Roche trumpets potential ‘best-in-class’ obesity drug

Roche trumpets potential ‘best-in-class’ obesity drug

Roche has reported early clinical data with its candidate obesity therapy CT-388, bought as part of its $3.1 billion takeover of Carmot Therapeutics that was announced last year.

A phase 1b trial of the dual GLP-1/GIP receptor agonist given as a weekly subcutaneous injection achieved an average weight loss of 18.8% after just 24 weeks, with all patients on the drug losing at least 5% of their body weight.

Moreover, 70% lost 15% or more, and nearly half (45%) lost at least 20%. Treatment with the drug also normalised blood glucose in all patients in a subgroup with pre-diabetes, and it was well-tolerated, with some mild to moderate gastrointestinal side effects that are in keeping with other drugs in the incretin class.

The drug is in the same class as Eli Lilly’s tirzepatide-based Mounjaro and Zepbound products, respectively for type 2 diabetes and obesity, and shares the GLP-1 agonist mechanism of Novo Nordisk’s semaglutide-based diabetes therapy Ozempic and Wegovy for obesity.
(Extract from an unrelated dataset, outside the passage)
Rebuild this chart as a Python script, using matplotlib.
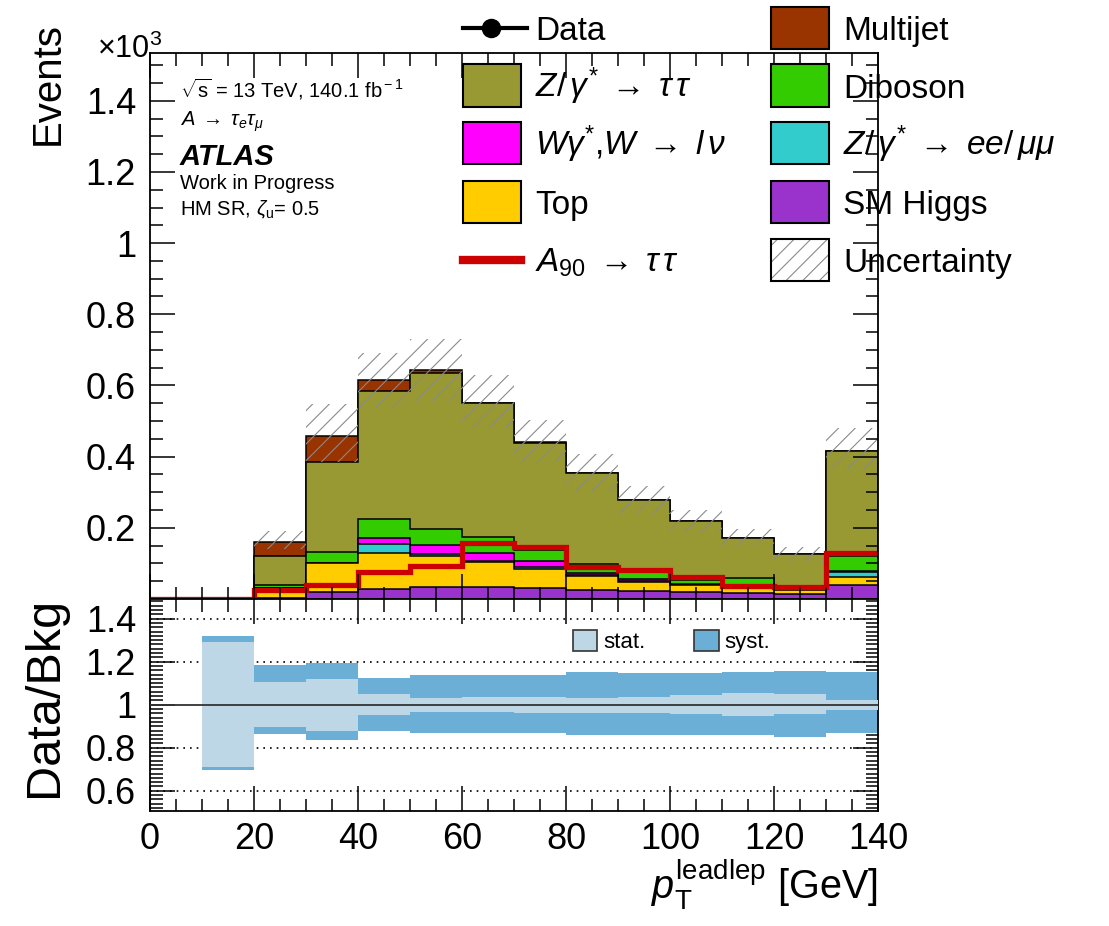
import numpy as np
import matplotlib
matplotlib.use("Agg")
import matplotlib.pyplot as plt
from matplotlib.patches import Patch, Rectangle
from matplotlib.lines import Line2D
from matplotlib.ticker import MultipleLocator, FixedLocator, FuncFormatter

plt.rcParams['font.family'] = ['Liberation Sans', 'DejaVu Sans']
plt.rcParams['mathtext.fontset'] = 'custom'
plt.rcParams['mathtext.rm'] = 'Liberation Sans'
plt.rcParams['mathtext.it'] = 'Liberation Sans:italic'
plt.rcParams['mathtext.bf'] = 'Liberation Sans:bold'
plt.rcParams['hatch.linewidth'] = 0.8

# binning of the leading lepton pT [GeV]
edges = np.arange(0, 150, 10)

# stacked backgrounds, events x 10^3, bottom to top
higgs    = [0, 0, 0.003, 0.019, 0.028, 0.035, 0.035, 0.032, 0.026, 0.022, 0.019, 0.018, 0.013, 0.039]
top      = [0, 0, 0.027, 0.081, 0.100, 0.087, 0.069, 0.053, 0.039, 0.027, 0.019, 0.014, 0.011, 0.024]
zll      = [0, 0, 0.000, 0.001, 0.026, 0.004, 0.004, 0.006, 0.002, 0.002, 0.002, 0.002, 0.001, 0.012]
wjets    = [0, 0, 0.002, 0.001, 0.018, 0.026, 0.022, 0.016, 0.005, 0.004, 0.003, 0.004, 0.002, 0.005]
diboson  = [0, 0, 0.007, 0.029, 0.052, 0.044, 0.043, 0.031, 0.027, 0.022, 0.009, 0.020, 0.003, 0.041]
ztautau  = [0, 0, 0.083, 0.255, 0.360, 0.440, 0.377, 0.299, 0.254, 0.201, 0.167, 0.114, 0.096, 0.296]
multijet = [0, 0, 0.039, 0.073, 0.031, 0.007, 0.002, 0.005, 0.001, 0, 0, 0, 0, 0]

# signal A(90) -> tautau
signal = [0, 0, 0.025, 0.039, 0.077, 0.093, 0.158, 0.147, 0.089, 0.082, 0.063, 0.036, 0.035, 0.128]

# relative uncertainty bands (ratio panel)
stat_up = [1, 1.293, 1.107, 1.121, 1.048, 1.033, 1.034, 1.037, 1.033, 1.034, 1.045, 1.053, 1.048, 1.022]
stat_dn = [1, 0.712, 0.895, 0.879, 0.952, 0.967, 0.965, 0.962, 0.963, 0.963, 0.957, 0.947, 0.957, 0.975]
syst_up = [1, 1.321, 1.185, 1.193, 1.126, 1.137, 1.138, 1.138, 1.151, 1.146, 1.146, 1.151, 1.157, 1.153]
syst_dn = [1, 0.696, 0.864, 0.836, 0.878, 0.867, 0.870, 0.870, 0.859, 0.859, 0.859, 0.859, 0.848, 0.867]

c_higgs, c_top, c_zll, c_w = '#9933cc', '#ffcc00', '#33cccc', '#ff00ff'
c_vv, c_ztt, c_mj, c_sig = '#33cc00', '#999933', '#993300', '#cc0000'
c_hatch = '#8a8a8a'

lab_ztt = r'$Z/\,\gamma^{*}\;\rightarrow\;\tau\,\tau$'
lab_w = r'$W\gamma^{*}$,$W\;\rightarrow\;l\,\nu$'
lab_zll = r'$Z/\,\gamma^{*}\;\rightarrow\;ee/\,\mu\mu$'
lab_sig = r'$A_{90}\;\rightarrow\;\tau\,\tau$'

samples = [
    (higgs, c_higgs),
    (top, c_top),
    (zll, c_zll),
    (wjets, c_w),
    (diboson, c_vv),
    (ztautau, c_ztt),
    (multijet, c_mj),
]

W, H = 1109, 926
fig = plt.figure(figsize=(W / 100, H / 100), dpi=100)


def fx(x):
    return x / W


def fy(y):
    return 1 - y / H


ax = fig.add_axes([fx(150), fy(599), fx(878) - fx(150), fy(52.7) - fy(599)])
rax = fig.add_axes([fx(150), fy(811), fx(878) - fx(150), fy(599) - fy(811)])

# stack: draw cumulative sums from the top down, like THStack
cum = np.cumsum([np.array(s[0]) for s in samples], axis=0)
for i in reversed(range(len(samples))):
    ax.stairs(cum[i], edges, baseline=0, fill=True, facecolor=samples[i][1],
              edgecolor='black', linewidth=1.1)

total = cum[-1]
ax.stairs(total * np.array(syst_up), edges, baseline=total * np.array(syst_dn),
          fill=True, facecolor='none', edgecolor=c_hatch, hatch='//', linewidth=0)

ax.stairs(signal, edges, baseline=None, color=c_sig, linewidth=3.8)

ax.set_xlim(0, 140)
ax.set_ylim(0, 1.535)
ax.xaxis.set_major_locator(MultipleLocator(20))
ax.xaxis.set_minor_locator(MultipleLocator(5))
ax.yaxis.set_major_locator(FixedLocator([0.2, 0.4, 0.6, 0.8, 1.0, 1.2, 1.4]))
ax.yaxis.set_minor_locator(MultipleLocator(0.05))
fmt = FuncFormatter(lambda v, p: f'{v:g}')
ax.yaxis.set_major_formatter(fmt)
ax.tick_params(labelbottom=False)

for a in (ax, rax):
    a.tick_params(which='both', direction='in', top=True, right=True, width=1.1)
    a.tick_params(which='major', length=18, labelsize=26)
    a.tick_params(which='minor', length=9)
    a.tick_params(axis='y', pad=10)
    for sp in a.spines.values():
        sp.set_linewidth(1.3)

fig.text(fx(67), fy(22), 'Events', rotation=90, ha='right', va='top', fontsize=29)
fig.text(fx(162), fy(58), r'$\times10^{3}$', ha='right', va='baseline', fontsize=22)

# labels inside the plot
fig.text(fx(180), fy(97), r'$\sqrt{\rm s}$ = 13 TeV, 140.1 fb$^{\rm -1}$', fontsize=14.5, va='baseline')
fig.text(fx(180), fy(126), r'$A\;\rightarrow\;\tau_{e}\tau_{\mu}$', fontsize=14.5, va='baseline')
fig.text(fx(180), fy(165), 'ATLAS', fontsize=21, fontweight='bold', fontstyle='italic', va='baseline')
fig.text(fx(180), fy(189), 'Work in Progress', fontsize=14.5, va='baseline')
fig.text(fx(180), fy(215), r'HM SR, $\zeta_{\rm u}$= 0.5', fontsize=14.5, va='baseline')

# legend, two columns of five rows
rows = [28, 85.5, 143, 202, 260]
cols = [(463, 535), (771, 843)]


def box(col, row, color, hatch=None):
    x0, _ = cols[col]
    yc = rows[row]
    if hatch:
        fig.add_artist(Rectangle((fx(x0), fy(yc + 21)), fx(58), 42 / H, transform=fig.transFigure,
                                 facecolor='white', edgecolor=c_hatch, hatch=hatch, linewidth=0))
        color = 'none'
    fig.add_artist(Rectangle((fx(x0), fy(yc + 21)), fx(58), 42 / H, transform=fig.transFigure,
                             facecolor=color, edgecolor='black', linewidth=1.5))


def label(col, row, text):
    fig.text(fx(cols[col][1]), fy(rows[row] + 12), text, fontsize=24, va='baseline')


fig.add_artist(Line2D([fx(463), fx(527)], [fy(rows[0])] * 2, transform=fig.transFigure,
                      color='black', linewidth=3))
fig.add_artist(Line2D([fx(491)], [fy(rows[0])], transform=fig.transFigure,
                      color='black', marker='o', markersize=13))
fig.add_artist(Line2D([fx(463), fx(521)], [fy(rows[4])] * 2, transform=fig.transFigure,
                      color=c_sig, linewidth=6))
box(0, 1, c_ztt)
box(0, 2, c_w)
box(0, 3, c_top)
box(1, 0, c_mj)
box(1, 1, c_vv)
box(1, 2, c_zll)
box(1, 3, c_higgs)
box(1, 4, None, hatch='//')
for (col, row), text in zip([(0, 0), (0, 1), (0, 2), (0, 3), (0, 4),
                             (1, 0), (1, 1), (1, 2), (1, 3), (1, 4)],
                            ['Data', lab_ztt, lab_w, 'Top', lab_sig,
                             'Multijet', 'Diboson', lab_zll, 'SM Higgs', 'Uncertainty']):
    label(col, row, text)

# ratio panel
stat_c, syst_c = '#bdd7e7', '#6baed6'
for v in (0.6, 0.8, 1.2, 1.4):
    rax.axhline(v, color='black', linestyle=(0, (1, 3)), linewidth=1.2, zorder=1)
rax.stairs(syst_up, edges, baseline=syst_dn, fill=True, color=syst_c, zorder=2)
rax.stairs(stat_up, edges, baseline=stat_dn, fill=True, color=stat_c, zorder=3)
rax.axhline(1.0, color='#333333', linewidth=1.3, zorder=4)

rax.set_xlim(0, 140)
rax.set_ylim(0.5056, 1.4916)
rax.xaxis.set_major_locator(MultipleLocator(20))
rax.xaxis.set_minor_locator(MultipleLocator(5))
rax.yaxis.set_major_locator(FixedLocator([0.6, 0.8, 1.0, 1.2, 1.4]))
rax.yaxis.set_minor_locator(MultipleLocator(0.02))
rax.yaxis.set_major_formatter(fmt)
rax.tick_params(axis='x', pad=8)

rax.legend([Patch(facecolor=stat_c, edgecolor='#333333', linewidth=1.2),
            Patch(facecolor=syst_c, edgecolor='#333333', linewidth=1.2)],
           ['stat.', 'syst.'], ncol=2, loc='upper left', frameon=False,
           bbox_to_anchor=(fx(573), fy(630)), bbox_transform=fig.transFigure,
           fontsize=16, borderpad=0, borderaxespad=0, handlelength=1.1, handleheight=1.1,
           handletextpad=0.25, columnspacing=2.2)

fig.text(fx(67), fy(597), 'Data/Bkg', rotation=90, ha='right', va='top', fontsize=35)
fig.text(fx(878), fy(899), r'$p_{\rm T}^{\rm leadlep}$ [GeV]', ha='right', va='baseline', fontsize=28.5)

fig.savefig('out.png', dpi=100)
Roche's chief medical officer, Levi Garraway, said it is a “significant and clinically meaningful” result that sets up CT-388 as a potential “best-in-class therapy with durable weight loss and glucose control.”

Roche will need a stellar clinical profile for CT-388 if it is to have a chance of catching up with the market leaders, currently seeing blockbuster sales for their drugs as demand outstrips availability, and to differentiate the drug from dozens of other incretin therapies coming through the industry pipeline.

Analysts at JP Morgan recently doubled their predictions for the class to $71 billion within the next 10 years, with Novo Nordisk and Lilly sharing the bulk of the market.

According to the drugmaker, CT-388 has potent activity on both GLP-1 and GIP receptors, but has almost zero effect on beta-arrestin recruitment, a feedback process that results in the receptor being absorbed into the cell. That means the receptors are more likely to stay on the surface of cells, preventing them from becoming desensitised to the drug.

CT-388 is the lead asset from the Carmot acquisition and is also being studied in a phase 1 trial in people who are overweight or have obesity and type 2 diabetes. Phase 2 trials in obesity with and without diabetes are planned.

Carmot’s other candidates include CT-868, a dual GLP-1/GIP agonist already in phase 2 testing as a once-daily injection to treat type 1 diabetes patients who are overweight or have obesity, and CT-996, a once-daily oral, small molecule GLP-1 receptor agonist currently in phase 1.

Roche has said it also has plans to combine the drugs with some of its pipeline candidates, including drugs aimed at preserving muscle mass like anti-myostatin antibody GYM329.